Qaddafi Ousted by Imperialist Stooges in Libya
A Defeat for Workers and Victory for the Imperialists
September 2011
Muammar Qaddafi was a tyrant who oppressed Libya’s working people for more than four decades. While deceiving many by coming into conflict with the imperialists at a time when Libya instituted some progressive reforms and nationalizations in the 1970’s, his brutal regime remained committed to maintaining Libya as a capitalist country. With the end of the 1980’s, Qaddafi proceeded to reverse many of those reforms as he mended fences and re-established ties with the imperialist powers (Italy in particular). Nevertheless, his overthrow by the imperialist backed National Transitional Council (lead by the national bourgeoisie, tribal leaders, monarchists and Qaddafi’s former government and military officials) and NATO represented a defeat for workers internationally.
Workers could not give Qaddafi any political support. It was necessary at every step to prepare for his future overthrow with the aim of creating a revolutionary workers’ government which would establish democratic freedoms, abolish poverty and exploitation, and establish full equality for women. But despite the false illusions of some on the left, the new regime’s aims are the diametric opposite of these goals. Having come to power through NATO’s military support, Libya will now be even more subjugated to the imperialist powers who seek to exploit it.

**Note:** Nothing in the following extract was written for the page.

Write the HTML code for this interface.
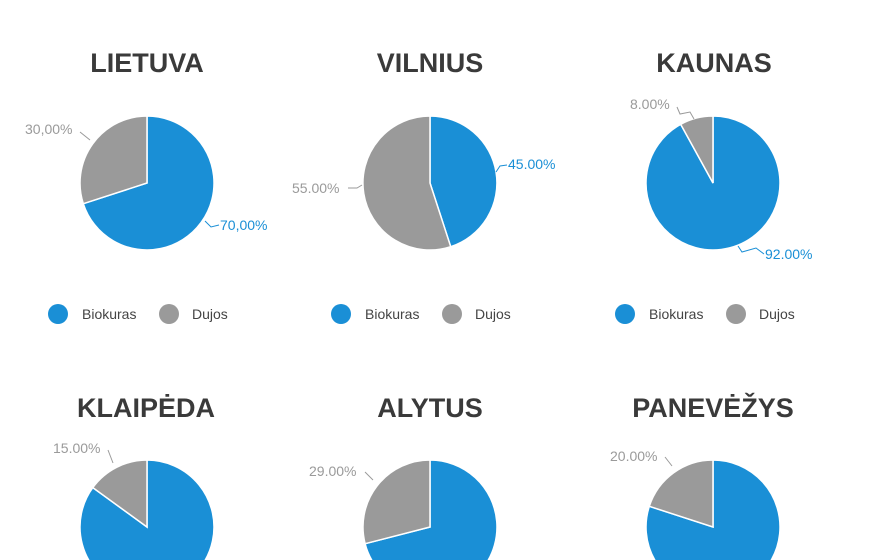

From the beginning it was necessary for revolutionaries to point to the NTC’s reactionary political trajectory and seek to dispel its claims to be fighting for any kind of progress or democracy. In February, as the NTC started taking over many regions and civil war engulfed the country, workers initially had no class interest in supporting either side in what were essentially two equivalent bourgeois forces. Those left groups which supported the NTC’s bid to take over the country therefore betrayed those class interests.
The nature of the civil war changed in mid-March with NATO’s direct intervention on the side of the NTC. It then became necessary for revolutionaries to enter into a temporary military bloc with Qaddafi to repel the imperialists and their allies, with their aim of tightening the imperialist grip on Libya. While the immediate goal was to militarily defeat the NATO/NTC bloc, this would not change the necessity for workers to also prepare for Qaddafi’s overthrow. The struggle for socialist revolution can never be strategically subordinated to any temporary tactical necessity. But it was in the interests of the working class that Qaddafi be overthrown by them rather than the imperialists.
Those left organization that tail after any popular movement of the moment and shared in the celebration of the NTC’s triumph as a working class victory are deceiving their supporters. If it was not enough that this particular “popular movement” was led by the most reactionary sections of the Libyan bourgeoisie, it in addition came to power directly through imperialist support. They invert the logic of the class struggle by portraying the possibility of imperialist global intervention in defense of working class interests. The interests of socialism though, can only be consistently advanced through the willingness of revolutionaries to not fear temporary unpopularity and telling the working class the truth.